En termes de couverture géographique, la plupart des obligations catastrophes concernent de potentiels cataclysmes aux Etats-Unis. Concrètement, le « cat bonds » repose sur une structure créée pour l’occasion, un special purpose vehicule, ou SPV. « Les investisseurs ne confient pas les sommes qu’ils souscrivent directement à l’assureur, mais à ce SPV, explique François Divet. Ce procédé permet au bénéficiaire d’être sûr qu’il touchera son dû en cas de catastrophe éligible, même si l’investisseur fait défaut. Et à l’inverse, à l’investisseur d’être remboursé si les obligations ne sont pas déclenchées, quand bien même le bénéficiaire ferait défaut. »
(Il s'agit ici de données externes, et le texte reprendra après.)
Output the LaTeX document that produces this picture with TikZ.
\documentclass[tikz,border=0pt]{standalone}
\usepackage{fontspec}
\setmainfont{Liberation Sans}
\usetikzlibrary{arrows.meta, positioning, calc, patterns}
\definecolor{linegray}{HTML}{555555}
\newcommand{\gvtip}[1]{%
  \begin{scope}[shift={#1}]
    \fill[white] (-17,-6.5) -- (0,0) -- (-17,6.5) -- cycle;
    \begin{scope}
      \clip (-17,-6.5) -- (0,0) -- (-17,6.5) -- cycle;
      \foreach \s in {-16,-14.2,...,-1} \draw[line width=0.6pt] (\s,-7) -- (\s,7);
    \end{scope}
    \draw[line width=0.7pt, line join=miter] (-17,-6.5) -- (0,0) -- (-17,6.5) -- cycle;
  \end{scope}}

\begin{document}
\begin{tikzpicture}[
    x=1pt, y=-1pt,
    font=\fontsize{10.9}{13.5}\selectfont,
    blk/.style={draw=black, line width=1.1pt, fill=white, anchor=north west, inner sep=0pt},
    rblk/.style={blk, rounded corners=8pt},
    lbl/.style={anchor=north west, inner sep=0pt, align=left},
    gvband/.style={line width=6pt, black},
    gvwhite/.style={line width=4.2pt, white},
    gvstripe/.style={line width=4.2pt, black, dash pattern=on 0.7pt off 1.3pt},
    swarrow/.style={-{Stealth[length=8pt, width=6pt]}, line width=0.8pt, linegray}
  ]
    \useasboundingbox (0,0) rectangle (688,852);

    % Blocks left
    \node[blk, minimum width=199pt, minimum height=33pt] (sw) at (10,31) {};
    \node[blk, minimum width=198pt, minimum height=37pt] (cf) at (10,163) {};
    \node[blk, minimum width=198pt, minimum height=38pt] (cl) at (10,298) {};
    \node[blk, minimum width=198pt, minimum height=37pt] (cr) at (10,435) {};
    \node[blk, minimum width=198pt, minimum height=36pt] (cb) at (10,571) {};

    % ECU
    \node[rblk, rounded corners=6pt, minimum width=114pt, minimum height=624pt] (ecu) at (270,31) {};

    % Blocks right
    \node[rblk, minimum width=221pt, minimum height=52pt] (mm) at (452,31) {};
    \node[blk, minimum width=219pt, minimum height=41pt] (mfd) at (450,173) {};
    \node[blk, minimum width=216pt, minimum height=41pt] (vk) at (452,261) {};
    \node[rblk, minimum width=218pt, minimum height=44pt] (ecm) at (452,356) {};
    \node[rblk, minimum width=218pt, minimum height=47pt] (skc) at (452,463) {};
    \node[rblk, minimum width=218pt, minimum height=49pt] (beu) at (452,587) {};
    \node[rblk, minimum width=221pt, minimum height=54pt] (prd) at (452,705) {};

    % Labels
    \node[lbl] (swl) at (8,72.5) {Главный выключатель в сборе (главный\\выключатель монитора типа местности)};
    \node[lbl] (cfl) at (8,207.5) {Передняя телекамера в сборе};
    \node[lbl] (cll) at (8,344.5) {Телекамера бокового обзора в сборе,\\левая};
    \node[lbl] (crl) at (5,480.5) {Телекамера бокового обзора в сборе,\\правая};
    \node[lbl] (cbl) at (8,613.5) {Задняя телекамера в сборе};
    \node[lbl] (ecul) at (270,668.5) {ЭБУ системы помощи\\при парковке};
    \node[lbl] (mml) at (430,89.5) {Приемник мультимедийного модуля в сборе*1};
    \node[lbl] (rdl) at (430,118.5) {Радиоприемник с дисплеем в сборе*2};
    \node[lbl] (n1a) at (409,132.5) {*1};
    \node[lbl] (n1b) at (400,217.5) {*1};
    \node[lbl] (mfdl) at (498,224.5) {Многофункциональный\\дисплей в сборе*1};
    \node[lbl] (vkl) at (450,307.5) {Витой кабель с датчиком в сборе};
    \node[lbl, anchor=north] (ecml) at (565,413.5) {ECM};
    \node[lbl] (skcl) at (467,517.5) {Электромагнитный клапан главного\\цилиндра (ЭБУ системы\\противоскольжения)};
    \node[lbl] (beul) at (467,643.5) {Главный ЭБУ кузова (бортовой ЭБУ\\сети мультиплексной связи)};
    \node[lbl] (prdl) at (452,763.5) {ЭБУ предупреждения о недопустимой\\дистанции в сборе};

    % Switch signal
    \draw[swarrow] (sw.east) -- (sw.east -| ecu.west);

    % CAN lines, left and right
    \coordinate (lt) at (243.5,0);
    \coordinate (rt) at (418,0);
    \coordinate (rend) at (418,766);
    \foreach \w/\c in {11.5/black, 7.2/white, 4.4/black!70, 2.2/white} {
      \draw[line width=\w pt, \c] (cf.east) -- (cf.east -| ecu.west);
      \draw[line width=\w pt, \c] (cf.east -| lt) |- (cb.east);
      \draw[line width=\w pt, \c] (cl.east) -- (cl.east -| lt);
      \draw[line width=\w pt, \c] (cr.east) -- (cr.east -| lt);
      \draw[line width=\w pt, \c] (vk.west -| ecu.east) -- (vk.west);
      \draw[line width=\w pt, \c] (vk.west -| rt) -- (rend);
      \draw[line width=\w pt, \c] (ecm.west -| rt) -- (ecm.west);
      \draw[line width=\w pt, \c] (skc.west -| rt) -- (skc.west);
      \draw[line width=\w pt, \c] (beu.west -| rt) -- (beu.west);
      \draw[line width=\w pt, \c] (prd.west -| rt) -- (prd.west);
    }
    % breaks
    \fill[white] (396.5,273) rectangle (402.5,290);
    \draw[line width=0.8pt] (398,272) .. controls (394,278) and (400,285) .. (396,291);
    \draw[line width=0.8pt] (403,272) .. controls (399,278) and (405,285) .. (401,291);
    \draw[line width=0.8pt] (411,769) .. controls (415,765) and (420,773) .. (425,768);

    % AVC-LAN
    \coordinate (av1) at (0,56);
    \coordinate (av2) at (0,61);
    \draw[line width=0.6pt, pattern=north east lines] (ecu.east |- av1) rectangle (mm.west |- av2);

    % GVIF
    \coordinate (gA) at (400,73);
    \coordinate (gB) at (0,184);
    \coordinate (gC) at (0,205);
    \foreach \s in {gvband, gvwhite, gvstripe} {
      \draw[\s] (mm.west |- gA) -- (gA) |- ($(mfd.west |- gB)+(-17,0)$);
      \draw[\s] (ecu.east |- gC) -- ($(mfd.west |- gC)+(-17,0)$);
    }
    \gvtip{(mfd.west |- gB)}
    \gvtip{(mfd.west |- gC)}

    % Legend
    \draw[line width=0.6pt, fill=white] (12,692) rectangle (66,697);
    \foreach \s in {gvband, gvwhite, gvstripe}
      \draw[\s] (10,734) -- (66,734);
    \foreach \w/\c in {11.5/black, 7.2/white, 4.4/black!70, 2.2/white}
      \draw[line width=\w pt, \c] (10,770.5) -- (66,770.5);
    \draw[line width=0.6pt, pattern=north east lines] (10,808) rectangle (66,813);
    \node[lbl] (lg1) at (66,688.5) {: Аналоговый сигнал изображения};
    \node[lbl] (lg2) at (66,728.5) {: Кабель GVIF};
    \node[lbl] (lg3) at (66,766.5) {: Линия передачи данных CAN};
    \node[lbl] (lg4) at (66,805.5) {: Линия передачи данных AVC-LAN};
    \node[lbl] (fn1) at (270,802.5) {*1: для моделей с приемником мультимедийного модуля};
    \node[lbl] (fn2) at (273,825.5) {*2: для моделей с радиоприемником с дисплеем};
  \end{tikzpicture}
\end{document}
La transaction est donc entièrement sécurisée. L’argent ne dort pas pour autant. Il est placé dans des outils très sûrs, principalement des fonds monétaires, et le rendement de ces placements est reversé aux investisseurs, s’ajoutant à la prime d’assurance. Les cas de déclenchement de l’indemnisation sont également définis avec précision. Il peut s’agir de critères constatés, comme la pression d’un cyclone ou la magnitude d’un tremblement de terre sur des zones définies. Dans d’autres cas, c’est le coût supporté par l’assureur ou par l’ensemble des assureurs d’un pays donné qui sert de déclencheur. Ces risques sont modélisés par des organismes spécialisés, comme AIR Worldwide, qui détermine une probabilité que l’événement garanti se réalise. Les obligations catastrophes ont généralement une maturité de trois ans.
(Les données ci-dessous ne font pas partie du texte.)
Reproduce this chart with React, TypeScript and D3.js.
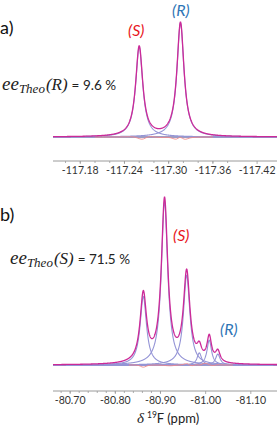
import React from 'react';
import * as d3 from 'd3';

// panel a: fitted Lorentzian lines (S, R)
const A_PPM = [-117.26, -117.316];
const A_HEIGHT = [79, 100];
const A_HALFWIDTH = [0.0058, 0.0058];
const A_RESIDUAL: [number, number][] = [
  [-117.2, 0], [-117.24, 0], [-117.252, 0.5], [-117.258, -1], [-117.264, -2.4],
  [-117.268, -1], [-117.274, 0.7], [-117.28, 0], [-117.29, -0.6], [-117.3, 0],
  [-117.306, -1.4], [-117.311, -2.4], [-117.315, 0.4], [-117.319, -1.4],
  [-117.323, -2.4], [-117.327, -1], [-117.335, 0], [-117.36, 0],
];
const A_TICKS = [-117.18, -117.24, -117.3, -117.36, -117.42];

// panel b: S triplet then R triplet
const B_PPM = [-80.862, -80.909, -80.958, -80.986, -81.008, -81.027];
const B_HEIGHT = [42, 100, 55, 7.4, 15.3, 6.7];
const B_HALFWIDTH = [0.0085, 0.0085, 0.0085, 0.006, 0.006, 0.006];
const B_RESIDUAL: [number, number][] = [
  [-80.83, 0], [-80.85, 0], [-80.856, -0.8], [-80.862, -1.6], [-80.868, -0.8],
  [-80.875, 0], [-80.9, 0], [-80.92, -0.6], [-80.93, -0.3], [-80.94, 0],
  [-80.952, 0.3], [-80.958, 1.3], [-80.964, 0], [-80.972, -0.7], [-80.98, 0.6],
  [-80.986, -0.5], [-80.993, 0.8], [-81.0, 1.2], [-81.008, 0.2], [-81.016, -0.6],
  [-81.025, 0.3], [-81.035, 0], [-81.06, 0],
];
const B_TICKS = [-80.7, -80.8, -80.9, -81.0, -81.1];

const SUM_COLOR = '#cc2a98';
const COMP_COLOR = '#9494d6';
const RES_COLOR = '#f08a8a';
const TEXT_FONT = 'Lato, "Open Sans", sans-serif';
const SERIF = '"Liberation Serif", "DejaVu Serif", serif';

const lorentz = (x: number, c: number, h: number, w: number) => h / (1 + ((x - c) / w) ** 2);

interface PanelProps {
  domain: [number, number];
  yBase: number;
  yTop: number;
  axisY: number;
  ppm: number[];
  height: number[];
  halfWidth: number[];
  residual: [number, number][];
  ticks: number[];
  minorStep: number;
}

const Panel: React.FC<PanelProps> = ({ domain, yBase, yTop, axisY, ppm, height, halfWidth, residual, ticks, minorStep }) => {
  const x = d3.scaleLinear().domain(domain).range([53, 277]);
  const y = d3.scaleLinear().domain([0, 100]).range([yBase, yTop]);
  const grid = d3.range(domain[0], domain[1], -0.0004).concat([domain[1]]);

  const line = d3.line<[number, number]>().x(d => x(d[0])).y(d => y(d[1]));
  const comps = ppm.map((c, i) => grid.map(g => [g, lorentz(g, c, height[i], halfWidth[i])] as [number, number]));
  const sum = grid.map(g => [g, d3.sum(ppm, (c, i) => lorentz(g, c, height[i], halfWidth[i]))] as [number, number]);
  const resLine = d3.line<[number, number]>().x(d => x(d[0])).y(d => y(d[1])).curve(d3.curveBasis);

  const minor = d3.range(0, 40).map(k => ticks[0] + (k - 10) * minorStep).filter(v => v <= domain[0] && v >= domain[1]);

  return (
    <g>
      <line x1={53} x2={277} y1={y(0)} y2={y(0)} stroke="#3b3b8c" strokeWidth={1} />
      {comps.map((c, i) => (
        <path key={i} d={line(c) || ''} fill="none" stroke={COMP_COLOR} strokeWidth={1.1} />
      ))}
      <path d={resLine(residual) || ''} fill="none" stroke={RES_COLOR} strokeWidth={0.9} />
      <path d={line(sum) || ''} fill="none" stroke={SUM_COLOR} strokeWidth={1.3} />
      <line x1={53} x2={277} y1={axisY} y2={axisY} stroke="#9a9a9a" strokeWidth={1} />
      {minor.map((v, i) => (
        <line key={i} x1={x(v)} x2={x(v)} y1={axisY} y2={axisY + 2} stroke="#9a9a9a" strokeWidth={0.8} />
      ))}
      {ticks.map(v => (
        <g key={v}>
          <line x1={x(v)} x2={x(v)} y1={axisY} y2={axisY + 3} stroke="#9a9a9a" strokeWidth={0.8} />
          <text x={x(v)} y={axisY + 13} textAnchor="middle" fontSize={10.5} fill="#333" fontFamily={TEXT_FONT}>
            {v.toFixed(2)}
          </text>
        </g>
      ))}
    </g>
  );
};

const EeLabel: React.FC<{ y: number; x0: number; sel: string; value: string }> = ({ y, x0, sel, value }) => (
  <text x={x0} y={y} fill="#222" fontFamily={SERIF} fontStyle="italic" fontSize={19}>
    <tspan>ee</tspan>
    <tspan fontSize={13} dy={3}>Theo</tspan>
    <tspan fontSize={17} dy={-3} dx={1}>({sel})</tspan>
    <tspan fontFamily={TEXT_FONT} fontStyle="normal" fontSize={13.5} dx={4}>{value}</tspan>
  </text>
);

const App: React.FC = () => {
  return (
    <svg width={278} height={428} style={{ position: 'absolute', left: 0, top: 0, background: '#fff' }}>
      <text x={0} y={34} fontSize={18} fontFamily={TEXT_FONT} fill="#111">a)</text>
      <text x={0} y={221} fontSize={18} fontFamily={TEXT_FONT} fill="#111">b)</text>

      <Panel domain={[-117.143, -117.447]} yBase={137} yTop={23} axisY={161}
        ppm={A_PPM} height={A_HEIGHT} halfWidth={A_HALFWIDTH} residual={A_RESIDUAL}
        ticks={A_TICKS} minorStep={0.02} />
      <Panel domain={[-80.662, -81.158]} yBase={365} yTop={202} axisY={391}
        ppm={B_PPM} height={B_HEIGHT} halfWidth={B_HALFWIDTH} residual={B_RESIDUAL}
        ticks={B_TICKS} minorStep={0.02} />

      <text x={128} y={36} fontSize={16} fontStyle="italic" fontFamily={TEXT_FONT} fill="#e8141c">(S)</text>
      <text x={172} y={16} fontSize={16} fontStyle="italic" fontFamily={TEXT_FONT} fill="#2e75b6">(R)</text>
      <text x={173} y={241} fontSize={16} fontStyle="italic" fontFamily={TEXT_FONT} fill="#e8141c">(S)</text>
      <text x={220} y={335} fontSize={16} fontStyle="italic" fontFamily={TEXT_FONT} fill="#2e75b6">(R)</text>

      <EeLabel y={90} x0={2} sel="R" value="= 9.6 %" />
      <EeLabel y={264} x0={10} sel="S" value="= 71.5 %" />

      <text x={137} y={423} fontSize={13} fontFamily={TEXT_FONT} fill="#222">
        <tspan fontFamily={SERIF} fontStyle="italic" fontSize={15}>δ</tspan>
        <tspan dx={3} fontSize={8.5} dy={-5}>19</tspan>
        <tspan dy={5}>F (ppm)</tspan>
      </text>
    </svg>
  );
};

export default App;
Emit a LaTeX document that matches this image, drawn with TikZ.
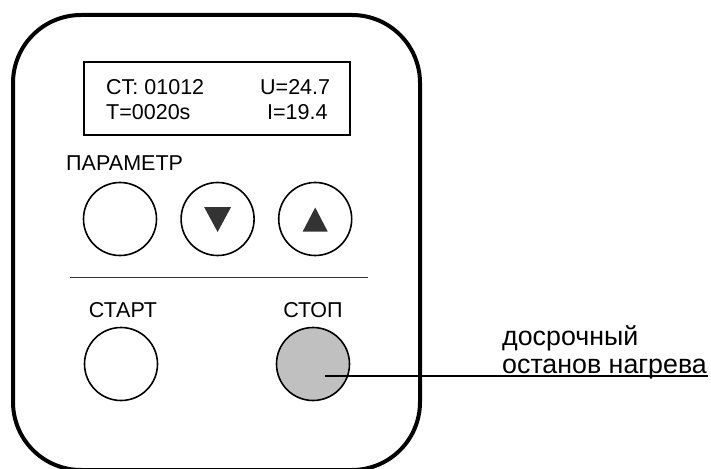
\documentclass[tikz,border=0pt]{standalone}
\usepackage{fontspec}
\setmainfont{Liberation Sans}
\usepackage{xcolor}
\usetikzlibrary{positioning,calc}
\definecolor{stopgray}{HTML}{C0C0C0}
\definecolor{triangle}{HTML}{333333}

\begin{document}
\begin{tikzpicture}[
  x=1pt, y=-1pt,
  every node/.style={font=\fontsize{21.5}{25}\selectfont, inner sep=0pt},
  panel/.style={draw=black, line width=4pt, rounded corners=68pt},
  lcd/.style={draw=black, line width=2pt},
  button/.style={circle, draw=black, line width=1.6pt, minimum size=73pt},
  arrowmark/.style={fill=triangle},
  note/.style={font=\fontsize{26.8}{28}\selectfont, anchor=base west},
]
\useasboundingbox (0,0) rectangle (711,468);

% Housing and display
\draw[panel] (13,15) rectangle (420,470);
\draw[lcd] (84,62) rectangle (350,135);
\node[anchor=base west] (ct) at (106,95) {CT: 01012};
\node[anchor=base west] (time) at (106,119) {T=0020s};
\node[anchor=base west] (volt) at (260,95) {U=24.7};
\node[anchor=base west] (amp) at (267,119) {I=19.4};

% Parameter row
\node[anchor=base west] (parlabel) at (66,170) {ПАРАМЕТР};
\node[button] (par) at (120,219) {};
\node[button, right=23pt of par] (dn) {};
\node[button, right=23pt of dn] (up) {};
\fill[arrowmark] ($(dn)+(-13.5,-12)$) -- ($(dn)+(13.5,-12)$) -- ($(dn)+(0,13)$) -- cycle;
\fill[arrowmark] ($(up)+(-12.5,12.5)$) -- ($(up)+(12.5,12.5)$) -- ($(up)+(0,-11.5)$) -- cycle;

% Separator
\draw[line width=0.9pt, black!80] (70,277) -- (368,277);

% Start / stop
\node[anchor=base] (startlabel) at (123,317) {СТАРТ};
\node[anchor=base] (stoplabel) at (313,317) {СТОП};
\node[button] (start) at (121,364) {};
\node[button, fill=stopgray] (stop) at (313,364) {};

% Annotation
\coordinate (lead) at ($(stop)+(12,12)$);
\coordinate (leadend) at (708,376);
\draw[line width=1.2pt] (lead) -- (leadend);
\node[note] (early) at (502,345) {досрочный};
\node[note] (heat) at (502,373) {останов нагрева};
\end{tikzpicture}
\end{document}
Un investissement souvent très rentable
Du côté des investisseurs, le produit offre de nombreux avantages : il est sécurisé, généralement peu volatil – sauf lors des rares successions de catastrophes comme actuellement – et rémunérateur. « Nous avons des fonds dédiés à cette classe d’actifs que nous proposons à des investisseurs sophistiqués qui souhaitent diversifier leur portefeuille et prendre plus de risques pour accéder à des rendements attractifs », indique François Divet. Un pari qui est souvent gagnant. Bon an mal an, l’indice Swiss Re qui représente les « cat bonds » gagne entre 5 % et 7 %. Cette année, la performance sera probablement légèrement négative, mais rien de rédhibitoire dans un univers de taux bas.